Так отвечают почти одновременно два величайших гения второй половины XIX столетия; хотя оба и отвлеченны еще в указании подлинных путей перехода через ожидающую нас катастрофу, но оба только и видят практический выход для современности. И мы вправе соединять имена Ницше и Ибсена как имена величайших революционеров нашей эпохи.

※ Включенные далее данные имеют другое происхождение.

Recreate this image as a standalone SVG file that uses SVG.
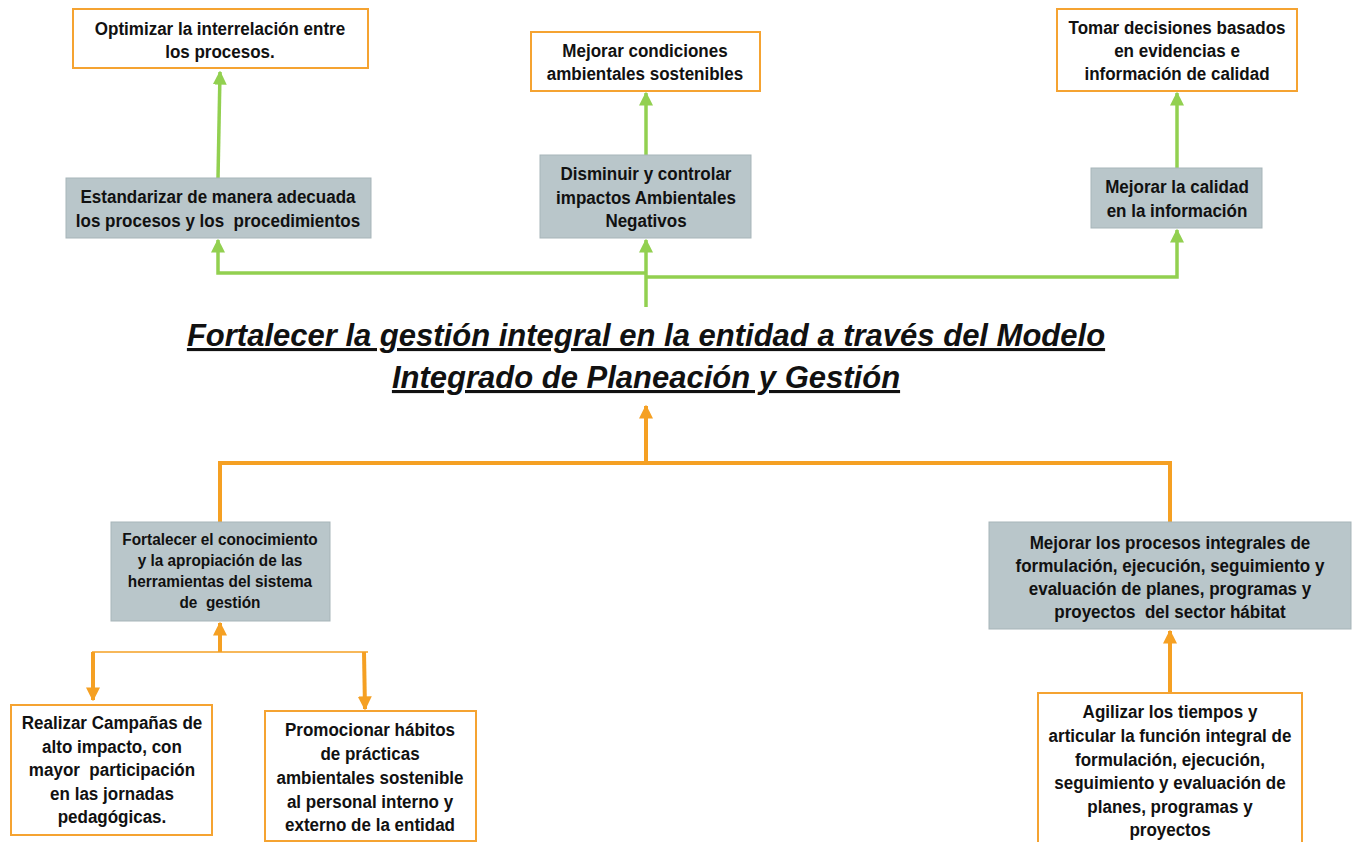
<svg xmlns="http://www.w3.org/2000/svg" width="1358" height="842" viewBox="0 0 1358 842">
<style>
.ob{fill:#fff;stroke:#f5a331;stroke-width:2}
.gb{fill:#b9c6ca;stroke:#a7b5b9;stroke-width:1}
.t{font-family:"Liberation Sans",Arial,sans-serif;font-weight:bold;font-size:18px;fill:#111;text-anchor:middle;transform-box:fill-box;transform-origin:center;transform:scaleX(.945)}
.ts{font-size:16px;transform:scaleX(.96)}
.g{stroke:#92d050;stroke-width:3.5;fill:none}
.o{stroke:#f5a023;stroke-width:4;fill:none}
.ot{stroke:#f5a023;stroke-width:1.5;fill:none}
.title{font-family:"Liberation Sans",Arial,sans-serif;font-weight:bold;font-style:italic;font-size:31px;fill:#111;text-anchor:middle;text-decoration:underline}
</style>
<defs>
<marker id="ag" viewBox="0 0 10 10" refX="9" refY="5" markerWidth="4" markerHeight="4" markerUnits="strokeWidth" orient="auto"><path d="M0,0L10,5L0,10z" fill="#92d050"/></marker>
<marker id="ao" viewBox="0 0 10 10" refX="9" refY="5" markerWidth="3.5" markerHeight="3.5" markerUnits="strokeWidth" orient="auto"><path d="M0,0L10,5L0,10z" fill="#f5a023"/></marker>
</defs>
<rect width="1358" height="842" fill="#fff"/>
<g id="connectors">
<path class="g" d="M218,178 L220,72" marker-end="url(#ag)"/>
<path class="g" d="M646,155 L646,93" marker-end="url(#ag)"/>
<path class="g" d="M1177,168 L1177,93" marker-end="url(#ag)"/>
<path class="g" d="M646,273 L218,273 L218,240" marker-end="url(#ag)"/>
<path class="g" d="M646,277 L1177,277 L1177,230" marker-end="url(#ag)"/>
<path class="g" d="M646,307 L646,240" marker-end="url(#ag)"/>
<path class="o" d="M646,463 L646,406" marker-end="url(#ao)"/>
<path class="o" d="M220,522 L220,463 L1170,463 L1170,522"/>
<path class="o" d="M220,652 L220,623" marker-end="url(#ao)"/>
<path class="ot" d="M92,652 L368,652"/>
<path class="o" d="M93,652 L93,700" marker-end="url(#ao)"/>
<path class="o" d="M364,652 L365,709" marker-end="url(#ao)"/>
<path class="o" d="M1170,693 L1170,631" marker-end="url(#ao)"/>
</g>
<g id="n-optimizar"><rect class="ob" x="73" y="9" width="295" height="59"/>
<text class="t" x="220" y="35">Optimizar la interrelación entre</text><text class="t" x="220" y="58">los procesos.</text></g>
<g id="n-mejorar-cond"><rect class="ob" x="531" y="32" width="229" height="59"/>
<text class="t" x="645" y="57">Mejorar condiciones</text><text class="t" x="645" y="80">ambientales sostenibles</text></g>
<g id="n-tomar"><rect class="ob" x="1057" y="9" width="240" height="82"/>
<text class="t" x="1177" y="34">Tomar decisiones basados</text><text class="t" x="1177" y="57">en evidencias e</text><text class="t" x="1177" y="80">información de calidad</text></g>
<g id="n-estandarizar"><rect class="gb" x="66" y="178" width="305" height="60"/>
<text class="t" x="218" y="203">Estandarizar de manera adecuada</text><text class="t" x="218" y="227">los procesos y los &#160;procedimientos</text></g>
<g id="n-disminuir"><rect class="gb" x="540" y="155" width="211" height="83"/>
<text class="t" x="646" y="180">Disminuir y controlar</text><text class="t" x="646" y="204">impactos Ambientales</text><text class="t" x="646" y="227">Negativos</text></g>
<g id="n-calidad"><rect class="gb" x="1091" y="168" width="171" height="60"/>
<text class="t" x="1177" y="193">Mejorar la calidad</text><text class="t" x="1177" y="217">en la información</text></g>
<g id="n-title">
<text class="title" x="646" y="346">Fortalecer la gestión integral en la entidad a través del Modelo</text>
<text class="title" x="646" y="388">Integrado de Planeación y Gestión</text></g>
<g id="n-conocimiento"><rect class="gb" x="111" y="522" width="219" height="99"/>
<text class="t ts" x="220" y="545">Fortalecer el conocimiento</text><text class="t ts" x="220" y="566">y la apropiación de las</text><text class="t ts" x="220" y="587">herramientas del sistema</text><text class="t ts" x="220" y="608">de &#160;gestión</text></g>
<g id="n-mejorar-proc"><rect class="gb" x="989" y="522" width="362" height="107"/>
<text class="t" x="1170" y="549">Mejorar los procesos integrales de</text><text class="t" x="1170" y="572">formulación, ejecución, seguimiento y</text><text class="t" x="1170" y="595">evaluación de planes, programas y</text><text class="t" x="1170" y="618">proyectos &#160;del sector hábitat</text></g>
<g id="n-realizar"><rect class="ob" x="11" y="705" width="201" height="130"/>
<text class="t" x="112" y="729">Realizar Campañas de</text><text class="t" x="112" y="753">alto impacto, con</text><text class="t" x="112" y="776">mayor &#160;participación</text><text class="t" x="112" y="800">en las jornadas</text><text class="t" x="112" y="823">pedagógicas.</text></g>
<g id="n-promocionar"><rect class="ob" x="265" y="711" width="211" height="130"/>
<text class="t" x="370" y="736">Promocionar hábitos</text><text class="t" x="370" y="760">de prácticas</text><text class="t" x="370" y="784">ambientales sostenible</text><text class="t" x="370" y="808">al personal interno y</text><text class="t" x="370" y="831">externo de la entidad</text></g>
<g id="n-agilizar"><rect class="ob" x="1038" y="693" width="264" height="160"/>
<text class="t" x="1170" y="718">Agilizar los tiempos y</text><text class="t" x="1170" y="742">articular la función integral de</text><text class="t" x="1170" y="766">formulación, ejecución,</text><text class="t" x="1170" y="789">seguimiento y evaluación de</text><text class="t" x="1170" y="813">planes, programas y</text><text class="t" x="1170" y="836">proyectos</text></g>
</svg>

Противоречие между личностью и обществом. Противоречие между личностью и обществом в наши дни до крайности обострено: в социальной науке самое индивидуальное сознание оказывается в зависимости от классовых противоречий нашей эпохи; быт, психология, свобода воли — все это оказывается продуктом отношений между трудом и капиталом; между социальной философией, этикой и т. д. и индивидуальной образуется непримиримый провал; личность есть продукт социальной среды; эта же среда зависит от орудий производства; обобществление орудий производства является следствием ныне все возрастающей борьбы; таков вывод экономической доктрины; сумма индивидуальностей, породив общину, а впоследствии уже фетишизм товарного производства, оказывается в настоящее время продуктом своего собственного порождения; с другой стороны, отвлеченные категории нашего разума, с неизбежностью лежащие в основе механических понятий, предопределяют самый метод экономического материализма, впоследствии объявляющего категории нашего разума продуктами самих экономических условий; так сталкивается гносеологический детерминизм с детерминизмом экономическим в непримиримом противоречии.